▸ **PROBLEM DESCRIPTION**:
Look over the lines below. Report each one that includes the string "standalone".

Stored records
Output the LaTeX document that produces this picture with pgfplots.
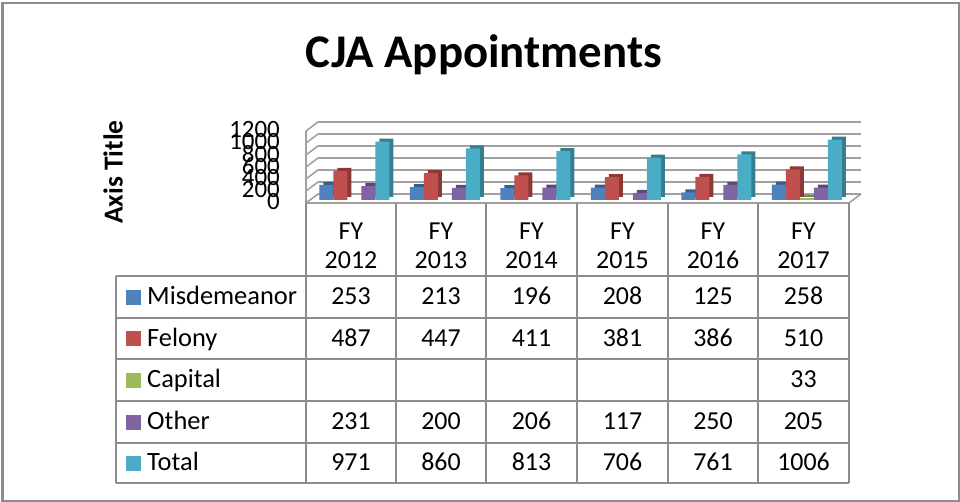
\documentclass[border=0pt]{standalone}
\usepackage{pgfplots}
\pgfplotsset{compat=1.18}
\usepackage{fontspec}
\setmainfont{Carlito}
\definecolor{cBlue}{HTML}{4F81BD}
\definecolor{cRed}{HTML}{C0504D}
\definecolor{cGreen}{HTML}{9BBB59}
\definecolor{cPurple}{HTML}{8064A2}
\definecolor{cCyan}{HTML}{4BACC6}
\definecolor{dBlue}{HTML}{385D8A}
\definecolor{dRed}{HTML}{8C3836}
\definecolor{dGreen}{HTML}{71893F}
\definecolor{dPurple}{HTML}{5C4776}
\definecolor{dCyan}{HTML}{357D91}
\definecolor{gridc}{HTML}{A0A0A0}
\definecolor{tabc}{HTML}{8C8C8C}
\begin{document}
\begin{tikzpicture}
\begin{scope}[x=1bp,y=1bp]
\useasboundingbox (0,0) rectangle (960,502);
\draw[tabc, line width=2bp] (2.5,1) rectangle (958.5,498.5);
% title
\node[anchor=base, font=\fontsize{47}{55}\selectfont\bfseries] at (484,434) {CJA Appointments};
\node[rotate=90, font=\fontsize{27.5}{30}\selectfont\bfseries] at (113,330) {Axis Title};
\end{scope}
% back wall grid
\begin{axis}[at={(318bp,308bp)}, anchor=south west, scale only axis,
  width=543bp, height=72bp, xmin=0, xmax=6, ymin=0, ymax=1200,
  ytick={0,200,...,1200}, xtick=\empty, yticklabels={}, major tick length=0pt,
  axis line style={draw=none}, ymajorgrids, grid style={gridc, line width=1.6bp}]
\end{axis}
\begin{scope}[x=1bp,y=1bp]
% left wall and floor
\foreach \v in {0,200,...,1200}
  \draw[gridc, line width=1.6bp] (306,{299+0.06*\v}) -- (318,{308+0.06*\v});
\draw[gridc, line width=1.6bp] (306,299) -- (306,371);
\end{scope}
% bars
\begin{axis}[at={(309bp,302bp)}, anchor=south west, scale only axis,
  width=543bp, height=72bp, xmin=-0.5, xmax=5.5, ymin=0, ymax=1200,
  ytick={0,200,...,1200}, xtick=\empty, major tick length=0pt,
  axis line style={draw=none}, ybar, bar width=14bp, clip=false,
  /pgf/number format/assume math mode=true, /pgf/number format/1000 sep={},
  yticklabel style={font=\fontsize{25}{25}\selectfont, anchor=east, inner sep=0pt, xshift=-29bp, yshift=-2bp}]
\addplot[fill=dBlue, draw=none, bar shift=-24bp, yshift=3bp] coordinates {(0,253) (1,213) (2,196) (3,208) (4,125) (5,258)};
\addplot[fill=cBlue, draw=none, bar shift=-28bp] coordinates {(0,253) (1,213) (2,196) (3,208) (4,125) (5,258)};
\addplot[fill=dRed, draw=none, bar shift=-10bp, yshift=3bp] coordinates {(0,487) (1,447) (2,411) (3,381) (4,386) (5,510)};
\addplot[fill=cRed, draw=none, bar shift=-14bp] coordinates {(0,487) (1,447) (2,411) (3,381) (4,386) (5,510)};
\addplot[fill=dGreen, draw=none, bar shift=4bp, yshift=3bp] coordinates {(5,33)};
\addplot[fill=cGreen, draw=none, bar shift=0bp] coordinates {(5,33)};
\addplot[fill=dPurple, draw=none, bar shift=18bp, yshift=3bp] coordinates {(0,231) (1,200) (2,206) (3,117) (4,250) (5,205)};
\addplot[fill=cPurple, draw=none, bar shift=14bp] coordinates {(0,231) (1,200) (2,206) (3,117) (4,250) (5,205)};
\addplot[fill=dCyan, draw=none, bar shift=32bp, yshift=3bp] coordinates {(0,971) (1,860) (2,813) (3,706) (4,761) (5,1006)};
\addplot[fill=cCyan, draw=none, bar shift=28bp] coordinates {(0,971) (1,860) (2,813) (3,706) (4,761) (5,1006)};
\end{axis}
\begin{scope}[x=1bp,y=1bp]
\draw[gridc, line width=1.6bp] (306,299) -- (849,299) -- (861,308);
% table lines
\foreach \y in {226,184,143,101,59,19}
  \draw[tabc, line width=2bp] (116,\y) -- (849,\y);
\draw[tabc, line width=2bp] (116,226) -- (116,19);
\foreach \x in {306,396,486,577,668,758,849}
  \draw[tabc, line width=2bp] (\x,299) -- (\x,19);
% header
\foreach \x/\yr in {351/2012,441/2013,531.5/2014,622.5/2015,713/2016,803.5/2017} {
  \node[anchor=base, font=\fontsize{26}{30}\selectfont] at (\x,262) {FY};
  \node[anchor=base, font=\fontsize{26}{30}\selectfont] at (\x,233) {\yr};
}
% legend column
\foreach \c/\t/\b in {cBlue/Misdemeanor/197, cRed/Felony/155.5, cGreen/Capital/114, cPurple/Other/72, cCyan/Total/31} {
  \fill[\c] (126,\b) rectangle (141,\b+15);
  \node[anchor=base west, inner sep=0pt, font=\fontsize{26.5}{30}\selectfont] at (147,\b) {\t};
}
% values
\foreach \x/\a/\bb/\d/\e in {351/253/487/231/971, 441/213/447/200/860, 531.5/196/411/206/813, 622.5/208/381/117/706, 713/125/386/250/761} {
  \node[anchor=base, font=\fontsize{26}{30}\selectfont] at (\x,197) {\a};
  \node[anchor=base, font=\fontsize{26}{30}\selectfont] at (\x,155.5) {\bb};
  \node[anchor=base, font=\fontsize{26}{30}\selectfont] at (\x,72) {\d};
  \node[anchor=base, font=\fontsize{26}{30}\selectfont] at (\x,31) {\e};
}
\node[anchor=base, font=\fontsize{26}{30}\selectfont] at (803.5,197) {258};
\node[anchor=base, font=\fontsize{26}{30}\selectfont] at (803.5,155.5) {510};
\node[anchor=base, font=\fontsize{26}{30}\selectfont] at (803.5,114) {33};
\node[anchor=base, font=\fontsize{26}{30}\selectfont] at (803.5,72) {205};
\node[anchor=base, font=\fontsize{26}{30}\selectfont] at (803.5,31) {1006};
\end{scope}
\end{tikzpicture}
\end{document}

...

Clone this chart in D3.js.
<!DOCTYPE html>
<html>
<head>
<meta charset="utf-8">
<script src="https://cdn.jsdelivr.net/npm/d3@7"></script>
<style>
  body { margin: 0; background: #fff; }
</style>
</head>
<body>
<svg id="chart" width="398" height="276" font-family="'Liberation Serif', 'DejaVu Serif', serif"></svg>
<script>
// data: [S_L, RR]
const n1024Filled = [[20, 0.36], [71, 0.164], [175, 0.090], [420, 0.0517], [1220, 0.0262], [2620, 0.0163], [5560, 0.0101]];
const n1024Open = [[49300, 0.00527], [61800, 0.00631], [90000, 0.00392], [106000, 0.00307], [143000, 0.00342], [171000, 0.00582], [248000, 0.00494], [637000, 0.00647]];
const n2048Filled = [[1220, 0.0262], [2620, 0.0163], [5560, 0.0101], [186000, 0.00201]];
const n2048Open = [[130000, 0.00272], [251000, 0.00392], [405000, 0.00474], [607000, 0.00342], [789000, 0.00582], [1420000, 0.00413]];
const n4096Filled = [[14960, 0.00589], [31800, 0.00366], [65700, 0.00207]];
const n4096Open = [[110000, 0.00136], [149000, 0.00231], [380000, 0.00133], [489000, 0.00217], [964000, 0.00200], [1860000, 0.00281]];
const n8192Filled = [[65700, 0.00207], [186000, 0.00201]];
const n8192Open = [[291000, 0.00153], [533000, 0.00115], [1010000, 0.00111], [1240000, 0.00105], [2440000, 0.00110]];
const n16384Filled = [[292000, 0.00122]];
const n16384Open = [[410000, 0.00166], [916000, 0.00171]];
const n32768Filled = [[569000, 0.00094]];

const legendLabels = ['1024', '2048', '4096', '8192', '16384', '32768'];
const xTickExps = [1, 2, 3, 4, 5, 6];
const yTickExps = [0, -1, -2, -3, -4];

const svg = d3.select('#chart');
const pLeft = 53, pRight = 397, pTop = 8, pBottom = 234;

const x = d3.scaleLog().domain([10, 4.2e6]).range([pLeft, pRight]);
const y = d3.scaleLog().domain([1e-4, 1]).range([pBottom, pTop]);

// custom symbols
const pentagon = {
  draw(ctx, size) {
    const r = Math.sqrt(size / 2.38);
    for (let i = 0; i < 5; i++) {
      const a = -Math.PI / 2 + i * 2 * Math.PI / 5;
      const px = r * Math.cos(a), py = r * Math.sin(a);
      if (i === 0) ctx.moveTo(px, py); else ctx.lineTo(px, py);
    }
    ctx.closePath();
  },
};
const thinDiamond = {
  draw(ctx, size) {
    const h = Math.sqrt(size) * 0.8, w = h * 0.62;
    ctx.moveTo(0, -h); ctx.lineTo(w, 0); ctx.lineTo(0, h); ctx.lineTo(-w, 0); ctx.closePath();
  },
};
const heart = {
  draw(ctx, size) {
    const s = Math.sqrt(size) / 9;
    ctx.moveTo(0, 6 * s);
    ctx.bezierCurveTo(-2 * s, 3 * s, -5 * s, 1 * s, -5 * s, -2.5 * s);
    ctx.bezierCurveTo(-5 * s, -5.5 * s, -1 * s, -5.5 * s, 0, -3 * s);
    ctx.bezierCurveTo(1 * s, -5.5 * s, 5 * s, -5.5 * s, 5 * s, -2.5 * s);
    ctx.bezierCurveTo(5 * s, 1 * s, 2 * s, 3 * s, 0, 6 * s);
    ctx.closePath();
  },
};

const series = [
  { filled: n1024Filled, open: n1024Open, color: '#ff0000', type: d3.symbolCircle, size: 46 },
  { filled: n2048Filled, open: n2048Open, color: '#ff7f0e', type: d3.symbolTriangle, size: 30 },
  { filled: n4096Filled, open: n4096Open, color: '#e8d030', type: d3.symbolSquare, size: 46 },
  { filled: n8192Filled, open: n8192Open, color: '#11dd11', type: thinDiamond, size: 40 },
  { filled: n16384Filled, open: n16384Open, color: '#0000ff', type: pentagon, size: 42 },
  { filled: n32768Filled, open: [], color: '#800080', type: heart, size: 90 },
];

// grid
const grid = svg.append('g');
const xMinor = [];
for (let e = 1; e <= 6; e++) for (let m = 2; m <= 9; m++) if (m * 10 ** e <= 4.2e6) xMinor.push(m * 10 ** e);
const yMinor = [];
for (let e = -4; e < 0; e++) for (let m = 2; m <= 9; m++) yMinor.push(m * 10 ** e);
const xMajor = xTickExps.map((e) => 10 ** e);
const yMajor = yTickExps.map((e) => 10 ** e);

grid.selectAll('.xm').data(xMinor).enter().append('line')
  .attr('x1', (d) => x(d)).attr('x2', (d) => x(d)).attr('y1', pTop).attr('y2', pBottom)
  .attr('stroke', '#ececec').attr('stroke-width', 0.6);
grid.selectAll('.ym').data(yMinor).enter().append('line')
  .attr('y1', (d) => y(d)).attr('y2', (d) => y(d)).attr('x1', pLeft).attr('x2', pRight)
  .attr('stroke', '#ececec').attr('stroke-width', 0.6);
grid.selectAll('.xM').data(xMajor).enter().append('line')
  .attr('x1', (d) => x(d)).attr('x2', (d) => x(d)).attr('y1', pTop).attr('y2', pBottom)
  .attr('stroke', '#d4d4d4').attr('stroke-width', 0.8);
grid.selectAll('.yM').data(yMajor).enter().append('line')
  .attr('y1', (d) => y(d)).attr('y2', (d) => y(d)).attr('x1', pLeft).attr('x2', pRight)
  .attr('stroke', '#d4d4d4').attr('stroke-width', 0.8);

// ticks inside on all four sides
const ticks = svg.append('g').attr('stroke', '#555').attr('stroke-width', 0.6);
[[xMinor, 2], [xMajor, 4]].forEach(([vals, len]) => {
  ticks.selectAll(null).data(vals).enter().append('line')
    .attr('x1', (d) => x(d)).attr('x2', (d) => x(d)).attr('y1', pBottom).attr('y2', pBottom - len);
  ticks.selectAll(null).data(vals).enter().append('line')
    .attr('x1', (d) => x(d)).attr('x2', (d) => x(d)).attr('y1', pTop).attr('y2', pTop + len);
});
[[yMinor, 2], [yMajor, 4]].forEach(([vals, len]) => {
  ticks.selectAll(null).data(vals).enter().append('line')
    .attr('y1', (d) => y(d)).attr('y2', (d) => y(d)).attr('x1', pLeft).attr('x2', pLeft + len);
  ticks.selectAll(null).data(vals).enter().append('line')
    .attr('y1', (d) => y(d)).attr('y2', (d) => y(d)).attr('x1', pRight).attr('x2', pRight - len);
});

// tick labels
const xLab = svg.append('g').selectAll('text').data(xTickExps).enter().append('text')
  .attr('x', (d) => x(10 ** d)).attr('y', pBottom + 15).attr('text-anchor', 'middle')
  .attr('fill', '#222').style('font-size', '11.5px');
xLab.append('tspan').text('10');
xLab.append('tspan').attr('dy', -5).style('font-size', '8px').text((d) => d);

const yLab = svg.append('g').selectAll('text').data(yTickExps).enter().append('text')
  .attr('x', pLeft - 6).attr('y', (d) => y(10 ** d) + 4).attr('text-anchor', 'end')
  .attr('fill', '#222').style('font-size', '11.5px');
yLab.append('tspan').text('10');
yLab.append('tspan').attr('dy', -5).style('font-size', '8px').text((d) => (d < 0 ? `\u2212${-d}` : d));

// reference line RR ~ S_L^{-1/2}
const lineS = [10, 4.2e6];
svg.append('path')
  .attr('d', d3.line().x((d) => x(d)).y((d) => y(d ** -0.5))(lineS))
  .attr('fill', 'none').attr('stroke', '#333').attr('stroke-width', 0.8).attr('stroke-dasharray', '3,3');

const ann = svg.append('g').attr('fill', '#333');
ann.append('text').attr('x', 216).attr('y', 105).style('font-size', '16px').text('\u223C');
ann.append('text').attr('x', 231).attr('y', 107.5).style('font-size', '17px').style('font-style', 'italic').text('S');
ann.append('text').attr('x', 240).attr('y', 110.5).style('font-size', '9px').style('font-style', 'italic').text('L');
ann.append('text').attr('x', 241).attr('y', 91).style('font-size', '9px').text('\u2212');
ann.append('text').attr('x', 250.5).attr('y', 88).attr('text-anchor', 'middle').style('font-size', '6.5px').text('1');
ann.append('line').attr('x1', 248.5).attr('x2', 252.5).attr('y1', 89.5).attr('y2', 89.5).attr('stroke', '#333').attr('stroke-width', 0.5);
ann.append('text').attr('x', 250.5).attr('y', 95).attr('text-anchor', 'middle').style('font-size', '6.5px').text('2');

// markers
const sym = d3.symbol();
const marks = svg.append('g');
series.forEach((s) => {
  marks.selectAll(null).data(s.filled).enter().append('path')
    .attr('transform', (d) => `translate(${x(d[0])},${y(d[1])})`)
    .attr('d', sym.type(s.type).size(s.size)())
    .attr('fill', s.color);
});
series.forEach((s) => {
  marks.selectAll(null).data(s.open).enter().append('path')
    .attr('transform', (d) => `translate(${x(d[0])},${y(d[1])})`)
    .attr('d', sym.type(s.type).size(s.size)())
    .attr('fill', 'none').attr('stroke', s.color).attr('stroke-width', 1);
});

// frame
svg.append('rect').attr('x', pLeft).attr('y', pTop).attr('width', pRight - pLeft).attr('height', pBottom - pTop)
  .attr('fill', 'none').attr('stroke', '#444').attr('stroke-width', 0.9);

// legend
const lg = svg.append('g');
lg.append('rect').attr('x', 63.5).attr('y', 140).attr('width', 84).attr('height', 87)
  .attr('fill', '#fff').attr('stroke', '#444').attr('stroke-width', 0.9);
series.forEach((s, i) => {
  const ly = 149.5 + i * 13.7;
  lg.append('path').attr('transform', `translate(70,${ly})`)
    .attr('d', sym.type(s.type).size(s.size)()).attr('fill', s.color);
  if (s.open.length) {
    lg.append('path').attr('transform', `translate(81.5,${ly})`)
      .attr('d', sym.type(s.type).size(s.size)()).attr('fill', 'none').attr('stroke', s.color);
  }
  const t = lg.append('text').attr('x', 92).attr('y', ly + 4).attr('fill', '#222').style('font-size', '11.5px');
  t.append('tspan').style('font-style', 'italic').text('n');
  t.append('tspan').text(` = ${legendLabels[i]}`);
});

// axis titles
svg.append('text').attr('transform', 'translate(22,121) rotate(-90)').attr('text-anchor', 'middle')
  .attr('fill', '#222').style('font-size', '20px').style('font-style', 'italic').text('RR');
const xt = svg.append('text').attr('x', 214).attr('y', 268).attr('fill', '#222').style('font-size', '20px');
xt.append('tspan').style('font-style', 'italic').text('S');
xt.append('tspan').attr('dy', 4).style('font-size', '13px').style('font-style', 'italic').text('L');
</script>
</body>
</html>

==

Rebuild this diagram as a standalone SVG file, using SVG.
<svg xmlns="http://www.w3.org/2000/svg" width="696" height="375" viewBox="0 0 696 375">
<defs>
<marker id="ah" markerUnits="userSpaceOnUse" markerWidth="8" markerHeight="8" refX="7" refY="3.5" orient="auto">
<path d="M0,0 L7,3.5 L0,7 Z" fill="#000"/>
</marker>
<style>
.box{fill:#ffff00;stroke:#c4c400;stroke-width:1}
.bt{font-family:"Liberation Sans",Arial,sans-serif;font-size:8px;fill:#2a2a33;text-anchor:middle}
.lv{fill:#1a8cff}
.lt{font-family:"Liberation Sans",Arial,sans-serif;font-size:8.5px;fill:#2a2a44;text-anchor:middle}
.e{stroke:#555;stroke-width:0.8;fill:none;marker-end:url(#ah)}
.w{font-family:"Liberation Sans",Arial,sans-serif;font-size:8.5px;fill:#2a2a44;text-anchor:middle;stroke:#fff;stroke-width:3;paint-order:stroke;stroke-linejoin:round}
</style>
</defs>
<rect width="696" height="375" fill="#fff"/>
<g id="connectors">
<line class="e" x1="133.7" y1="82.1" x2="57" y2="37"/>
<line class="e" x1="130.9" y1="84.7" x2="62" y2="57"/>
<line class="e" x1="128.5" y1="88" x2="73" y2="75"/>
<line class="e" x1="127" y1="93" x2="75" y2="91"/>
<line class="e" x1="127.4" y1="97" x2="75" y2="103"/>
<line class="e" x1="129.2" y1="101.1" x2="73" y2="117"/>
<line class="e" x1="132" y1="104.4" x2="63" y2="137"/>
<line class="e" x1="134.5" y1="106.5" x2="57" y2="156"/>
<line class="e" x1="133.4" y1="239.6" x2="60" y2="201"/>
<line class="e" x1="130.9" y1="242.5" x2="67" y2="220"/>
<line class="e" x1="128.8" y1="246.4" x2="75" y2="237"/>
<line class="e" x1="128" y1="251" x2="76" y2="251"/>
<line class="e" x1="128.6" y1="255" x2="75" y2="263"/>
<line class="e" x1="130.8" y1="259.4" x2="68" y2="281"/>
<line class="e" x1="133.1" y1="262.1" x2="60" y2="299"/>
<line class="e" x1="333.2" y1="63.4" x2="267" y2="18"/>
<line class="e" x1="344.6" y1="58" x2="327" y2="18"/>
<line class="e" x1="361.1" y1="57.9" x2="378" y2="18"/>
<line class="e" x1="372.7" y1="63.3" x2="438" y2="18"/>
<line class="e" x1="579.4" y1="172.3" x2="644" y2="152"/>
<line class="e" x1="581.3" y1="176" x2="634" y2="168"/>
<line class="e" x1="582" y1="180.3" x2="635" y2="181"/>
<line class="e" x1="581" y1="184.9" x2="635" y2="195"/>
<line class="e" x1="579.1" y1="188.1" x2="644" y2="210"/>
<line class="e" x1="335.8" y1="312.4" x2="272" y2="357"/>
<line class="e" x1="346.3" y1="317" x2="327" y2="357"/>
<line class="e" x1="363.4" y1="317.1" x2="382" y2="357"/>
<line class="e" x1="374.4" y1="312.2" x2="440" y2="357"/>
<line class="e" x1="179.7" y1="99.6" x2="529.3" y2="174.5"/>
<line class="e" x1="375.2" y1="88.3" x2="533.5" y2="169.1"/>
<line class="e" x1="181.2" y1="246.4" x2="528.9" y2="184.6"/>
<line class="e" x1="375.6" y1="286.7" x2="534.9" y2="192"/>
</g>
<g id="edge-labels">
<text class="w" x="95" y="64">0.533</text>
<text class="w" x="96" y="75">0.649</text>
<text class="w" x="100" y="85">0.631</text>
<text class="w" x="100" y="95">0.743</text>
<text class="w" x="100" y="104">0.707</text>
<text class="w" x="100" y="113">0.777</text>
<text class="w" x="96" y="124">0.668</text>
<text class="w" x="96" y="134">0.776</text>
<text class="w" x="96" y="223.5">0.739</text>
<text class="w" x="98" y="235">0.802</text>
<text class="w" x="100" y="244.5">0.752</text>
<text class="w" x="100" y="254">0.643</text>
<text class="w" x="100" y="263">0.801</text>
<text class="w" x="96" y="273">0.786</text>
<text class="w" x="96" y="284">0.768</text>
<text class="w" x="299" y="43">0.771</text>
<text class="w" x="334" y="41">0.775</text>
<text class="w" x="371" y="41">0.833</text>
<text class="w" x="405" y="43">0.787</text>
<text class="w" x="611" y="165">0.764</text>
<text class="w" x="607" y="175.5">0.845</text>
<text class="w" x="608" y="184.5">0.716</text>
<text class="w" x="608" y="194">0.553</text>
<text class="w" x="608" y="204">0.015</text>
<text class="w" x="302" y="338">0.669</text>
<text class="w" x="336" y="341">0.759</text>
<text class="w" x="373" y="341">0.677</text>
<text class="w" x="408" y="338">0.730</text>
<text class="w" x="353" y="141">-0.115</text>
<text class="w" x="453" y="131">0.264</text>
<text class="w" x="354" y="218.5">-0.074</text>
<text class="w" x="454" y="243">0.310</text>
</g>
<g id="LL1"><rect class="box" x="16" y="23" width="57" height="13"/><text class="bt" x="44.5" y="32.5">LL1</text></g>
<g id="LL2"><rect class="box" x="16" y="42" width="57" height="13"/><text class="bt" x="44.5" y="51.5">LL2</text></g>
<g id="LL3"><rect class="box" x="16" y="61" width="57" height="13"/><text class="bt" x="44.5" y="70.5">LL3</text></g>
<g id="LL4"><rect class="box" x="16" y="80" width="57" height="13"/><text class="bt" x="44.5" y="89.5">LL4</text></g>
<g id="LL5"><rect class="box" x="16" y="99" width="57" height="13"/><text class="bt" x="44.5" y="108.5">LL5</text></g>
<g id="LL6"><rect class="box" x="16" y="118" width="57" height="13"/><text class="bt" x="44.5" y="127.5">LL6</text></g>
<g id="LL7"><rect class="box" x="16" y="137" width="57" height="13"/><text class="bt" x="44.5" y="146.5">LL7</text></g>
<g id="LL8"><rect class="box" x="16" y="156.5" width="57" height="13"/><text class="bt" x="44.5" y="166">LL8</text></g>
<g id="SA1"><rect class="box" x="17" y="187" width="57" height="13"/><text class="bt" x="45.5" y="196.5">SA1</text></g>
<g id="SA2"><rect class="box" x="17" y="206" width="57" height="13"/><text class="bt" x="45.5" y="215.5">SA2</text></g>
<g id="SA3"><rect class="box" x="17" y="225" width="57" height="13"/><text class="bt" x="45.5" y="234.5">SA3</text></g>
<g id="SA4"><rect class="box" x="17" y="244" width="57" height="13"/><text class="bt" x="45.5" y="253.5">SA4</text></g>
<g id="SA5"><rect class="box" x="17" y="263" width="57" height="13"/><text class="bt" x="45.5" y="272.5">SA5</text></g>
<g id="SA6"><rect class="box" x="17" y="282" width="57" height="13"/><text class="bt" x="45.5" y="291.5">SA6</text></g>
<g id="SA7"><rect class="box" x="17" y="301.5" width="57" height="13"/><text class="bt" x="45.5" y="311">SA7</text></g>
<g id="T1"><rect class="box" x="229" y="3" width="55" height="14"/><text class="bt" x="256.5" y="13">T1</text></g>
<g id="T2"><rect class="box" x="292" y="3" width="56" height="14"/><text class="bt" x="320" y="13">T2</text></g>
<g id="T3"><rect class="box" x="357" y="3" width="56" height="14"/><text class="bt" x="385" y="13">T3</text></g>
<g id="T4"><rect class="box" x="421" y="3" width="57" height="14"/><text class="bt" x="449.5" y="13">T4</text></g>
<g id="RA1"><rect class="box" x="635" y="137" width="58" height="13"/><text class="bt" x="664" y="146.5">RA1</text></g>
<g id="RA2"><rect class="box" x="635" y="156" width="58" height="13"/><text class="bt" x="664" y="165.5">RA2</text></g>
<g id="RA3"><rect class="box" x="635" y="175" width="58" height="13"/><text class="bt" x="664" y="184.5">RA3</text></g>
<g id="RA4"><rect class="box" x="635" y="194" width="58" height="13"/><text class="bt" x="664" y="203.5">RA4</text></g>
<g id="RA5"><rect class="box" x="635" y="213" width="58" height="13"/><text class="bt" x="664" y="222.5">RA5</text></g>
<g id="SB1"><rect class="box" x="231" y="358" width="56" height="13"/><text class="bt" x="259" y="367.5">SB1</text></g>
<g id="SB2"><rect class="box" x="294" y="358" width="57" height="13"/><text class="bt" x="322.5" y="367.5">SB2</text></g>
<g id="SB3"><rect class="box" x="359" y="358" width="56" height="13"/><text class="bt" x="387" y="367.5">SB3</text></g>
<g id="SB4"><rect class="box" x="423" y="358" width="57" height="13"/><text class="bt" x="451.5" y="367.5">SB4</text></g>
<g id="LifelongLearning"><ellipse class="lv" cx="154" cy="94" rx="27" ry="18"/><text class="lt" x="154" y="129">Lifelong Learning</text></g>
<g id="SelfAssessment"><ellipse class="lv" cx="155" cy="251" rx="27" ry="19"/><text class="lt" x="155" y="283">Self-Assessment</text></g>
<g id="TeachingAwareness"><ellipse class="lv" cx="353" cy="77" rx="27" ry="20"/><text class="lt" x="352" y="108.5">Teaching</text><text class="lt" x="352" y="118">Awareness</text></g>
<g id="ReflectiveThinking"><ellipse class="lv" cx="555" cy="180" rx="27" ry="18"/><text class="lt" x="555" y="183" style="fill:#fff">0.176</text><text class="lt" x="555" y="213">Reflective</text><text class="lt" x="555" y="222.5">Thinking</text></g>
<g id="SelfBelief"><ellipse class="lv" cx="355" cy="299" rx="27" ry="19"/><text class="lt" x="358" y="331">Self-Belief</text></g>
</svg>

▸ **COMPLETE ANSWER**:
\documentclass[border=0pt]{standalone}
Rebuild this diagram as a standalone SVG file, using SVG.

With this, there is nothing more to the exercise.